Limitations and Challenges
Despite their value, acoustic and sonic logging techniques have limitations. Tool resolution is generally on the order of one to two feet, which may miss thin heterogeneities. Near-wellbore alteration due to drilling can bias measurements, especially in shales or unconsolidated sands. Slow formations, such as those containing unconsolidated sands or heavy oil, may cause the shear wave to be slower than the fluid wave in the borehole, requiring special processing. In intervals with severe washouts or rugose boreholes, data quality degrades and may require skipping. Additionally, interpretation relies on empirical relationships or rock physics models that may not be universally valid; calibration to core data is strongly recommended.
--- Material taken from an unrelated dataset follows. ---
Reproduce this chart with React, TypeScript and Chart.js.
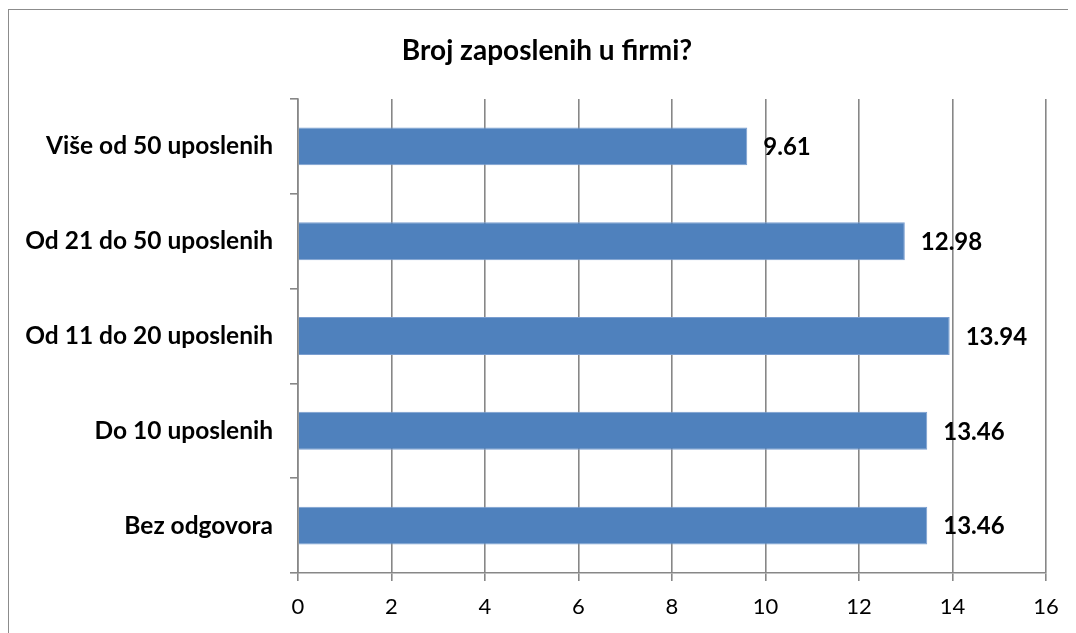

Finally, the cost of modern array sonic tools is higher than simpler tools, so the economic justification must be made on a per-well basis.
Conclusion
Acoustic and sonic logging provides one of the most versatile and direct methods for detecting reservoir heterogeneity. By measuring the propagation of sound waves, these logs yield information on porosity, fluid content, lithology, fractures, and anisotropy that cannot be obtained from other wireline measurements alone. When integrated with complementary data and rock physics principles, sonic logs enable reservoir engineers and geoscientists to build robust 3D models, optimize well placements, and design effective completion and production strategies. As the industry moves toward more complex and heterogeneous reservoirs—such as tight sands, carbonates, and shale plays—the role of sonic logging will continue to expand, supported by advances in tool design and interpretation algorithms.